▶ [JOB] Skip the pictures. Reproduce all other material exactly.
---------- SOURCE MATERIAL
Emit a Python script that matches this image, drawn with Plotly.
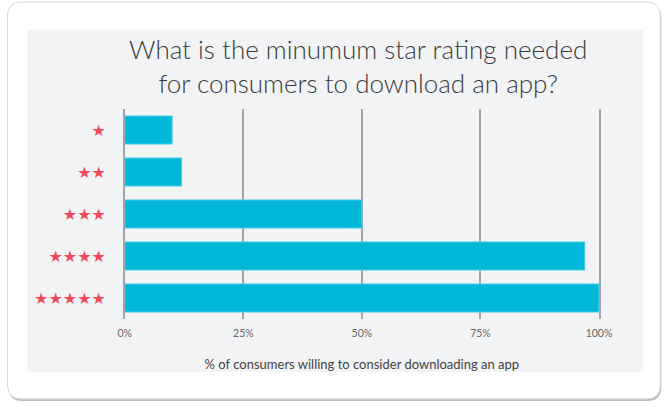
import plotly.graph_objects as go

# the photographed page squeezes x slightly; design coords are mapped back from the reference pixels
FW, FH = 683, 409
SX, OXS = 0.971, 6.5

# data
ratings = ["★", "★★", "★★★", "★★★★", "★★★★★"]
pct = [10, 12, 50, 97, 100]
tick_vals = [0, 25, 50, 75, 100]
tick_text = ["0%", "25%", "50%", "75%", "100%"]


def fx(x):
    # reference pixel -> paper x
    return (x - OXS) / SX / FW


def fy(y):
    # reference pixel -> paper y
    return 1 - y / FH


def rounded(x0, y0, x1, y1, r):
    # rounded rectangle path in paper coords
    def p(x, y):
        return "%f,%f" % (fx(x), fy(y))
    return ("M " + p(x0 + r, y0) + " L " + p(x1 - r, y0) +
            " Q " + p(x1, y0) + " " + p(x1, y0 + r) +
            " L " + p(x1, y1 - r) + " Q " + p(x1, y1) + " " + p(x1 - r, y1) +
            " L " + p(x0 + r, y1) + " Q " + p(x0, y1) + " " + p(x0, y1 - r) +
            " L " + p(x0, y0 + r) + " Q " + p(x0, y0) + " " + p(x0 + r, y0) + " Z")


fig = go.Figure()
fig.add_trace(go.Bar(
    x=pct, y=ratings, orientation="h",
    marker=dict(color="#00b6d9", line=dict(color="#4fd3ea", width=1)),
    hoverinfo="x+y",
))

shapes = [
    # card shadow + card
    dict(type="path", xref="paper", yref="paper", path=rounded(8, 4, 661, 401, 14),
         fillcolor="#bdbdc1", line=dict(width=0), layer="below"),
    dict(type="path", xref="paper", yref="paper", path=rounded(7, 2, 660, 399, 14),
         fillcolor="#ffffff", line=dict(color="#d6d6da", width=1), layer="below"),
    # grey panel
    dict(type="rect", xref="paper", yref="paper", fillcolor="#f2f3f5",
         line=dict(width=0), layer="below",
         x0=fx(27), x1=fx(643), y0=fy(372), y1=fy(29.5)),
]

fig.update_layout(
    width=FW, height=FH,
    margin=dict(l=0, r=0, t=0, b=0),
    paper_bgcolor="#ffffff",
    plot_bgcolor="rgba(0,0,0,0)",
    showlegend=False,
    bargap=0.33,
    shapes=shapes,
    annotations=[dict(
        text="What is the minumum star rating needed<br>for consumers to download an app?",
        xref="paper", yref="paper", x=fx(357.5), y=fy(65.5),
        xanchor="center", yanchor="middle", showarrow=False,
        font=dict(family="Lato Light, Lato", size=26, color="#3a3a3a", weight=300),
    )],
    font=dict(family="Lato, sans-serif", color="#444444"),
    xaxis=dict(
        domain=[fx(124.3), fx(598.7)],
        range=[0, 100], tickvals=tick_vals, ticktext=tick_text,
        showgrid=True, gridcolor="#a3a3a8", gridwidth=1.5,
        zeroline=False, showline=False,
        tickfont=dict(family="Lato", size=10.5, color="#666666"),
        ticklabelstandoff=6,
        title=dict(text="% of consumers willing to consider downloading an app",
                   font=dict(family="Lato", size=13, color="#444444"), standoff=22),
        fixedrange=True,
    ),
    yaxis=dict(
        domain=[fy(319), fy(109)],
        categoryorder="array", categoryarray=ratings, autorange="reversed",
        showgrid=False, zeroline=False,
        # left/right frame lines give the 0% and 100% verticals
        showline=True, mirror=True, linecolor="#a3a3a8", linewidth=1.5,
        tickfont=dict(family="DejaVu Sans", size=16, color="#ef4a5d"),
        ticklabelstandoff=14,
        fixedrange=True,
    ),
)

fig.write_html("out.html", config={"displayModeBar": False},
               post_script="document.body.style.margin='0';document.body.style.overflow='hidden';")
--------------------
▶ [THE OUTPUT]
Emit a Python script that matches this image, drawn with Plotly.
import plotly.graph_objects as go

# the photographed page squeezes x slightly; design coords are mapped back from the reference pixels
FW, FH = 683, 409
SX, OXS = 0.971, 6.5

# data
ratings = ["★", "★★", "★★★", "★★★★", "★★★★★"]
pct = [10, 12, 50, 97, 100]
tick_vals = [0, 25, 50, 75, 100]
tick_text = ["0%", "25%", "50%", "75%", "100%"]


def fx(x):
    # reference pixel -> paper x
    return (x - OXS) / SX / FW


def fy(y):
    # reference pixel -> paper y
    return 1 - y / FH


def rounded(x0, y0, x1, y1, r):
    # rounded rectangle path in paper coords
    def p(x, y):
        return "%f,%f" % (fx(x), fy(y))
    return ("M " + p(x0 + r, y0) + " L " + p(x1 - r, y0) +
            " Q " + p(x1, y0) + " " + p(x1, y0 + r) +
            " L " + p(x1, y1 - r) + " Q " + p(x1, y1) + " " + p(x1 - r, y1) +
            " L " + p(x0 + r, y1) + " Q " + p(x0, y1) + " " + p(x0, y1 - r) +
            " L " + p(x0, y0 + r) + " Q " + p(x0, y0) + " " + p(x0 + r, y0) + " Z")


fig = go.Figure()
fig.add_trace(go.Bar(
    x=pct, y=ratings, orientation="h",
    marker=dict(color="#00b6d9", line=dict(color="#4fd3ea", width=1)),
    hoverinfo="x+y",
))

shapes = [
    # card shadow + card
    dict(type="path", xref="paper", yref="paper", path=rounded(8, 4, 661, 401, 14),
         fillcolor="#bdbdc1", line=dict(width=0), layer="below"),
    dict(type="path", xref="paper", yref="paper", path=rounded(7, 2, 660, 399, 14),
         fillcolor="#ffffff", line=dict(color="#d6d6da", width=1), layer="below"),
    # grey panel
    dict(type="rect", xref="paper", yref="paper", fillcolor="#f2f3f5",
         line=dict(width=0), layer="below",
         x0=fx(27), x1=fx(643), y0=fy(372), y1=fy(29.5)),
]

fig.update_layout(
    width=FW, height=FH,
    margin=dict(l=0, r=0, t=0, b=0),
    paper_bgcolor="#ffffff",
    plot_bgcolor="rgba(0,0,0,0)",
    showlegend=False,
    bargap=0.33,
    shapes=shapes,
    annotations=[dict(
        text="What is the minumum star rating needed<br>for consumers to download an app?",
        xref="paper", yref="paper", x=fx(357.5), y=fy(65.5),
        xanchor="center", yanchor="middle", showarrow=False,
        font=dict(family="Lato Light, Lato", size=26, color="#3a3a3a", weight=300),
    )],
    font=dict(family="Lato, sans-serif", color="#444444"),
    xaxis=dict(
        domain=[fx(124.3), fx(598.7)],
        range=[0, 100], tickvals=tick_vals, ticktext=tick_text,
        showgrid=True, gridcolor="#a3a3a8", gridwidth=1.5,
        zeroline=False, showline=False,
        tickfont=dict(family="Lato", size=10.5, color="#666666"),
        ticklabelstandoff=6,
        title=dict(text="% of consumers willing to consider downloading an app",
                   font=dict(family="Lato", size=13, color="#444444"), standoff=22),
        fixedrange=True,
    ),
    yaxis=dict(
        domain=[fy(319), fy(109)],
        categoryorder="array", categoryarray=ratings, autorange="reversed",
        showgrid=False, zeroline=False,
        # left/right frame lines give the 0% and 100% verticals
        showline=True, mirror=True, linecolor="#a3a3a8", linewidth=1.5,
        tickfont=dict(family="DejaVu Sans", size=16, color="#ef4a5d"),
        ticklabelstandoff=14,
        fixedrange=True,
    ),
)

fig.write_html("out.html", config={"displayModeBar": False},
               post_script="document.body.style.margin='0';document.body.style.overflow='hidden';")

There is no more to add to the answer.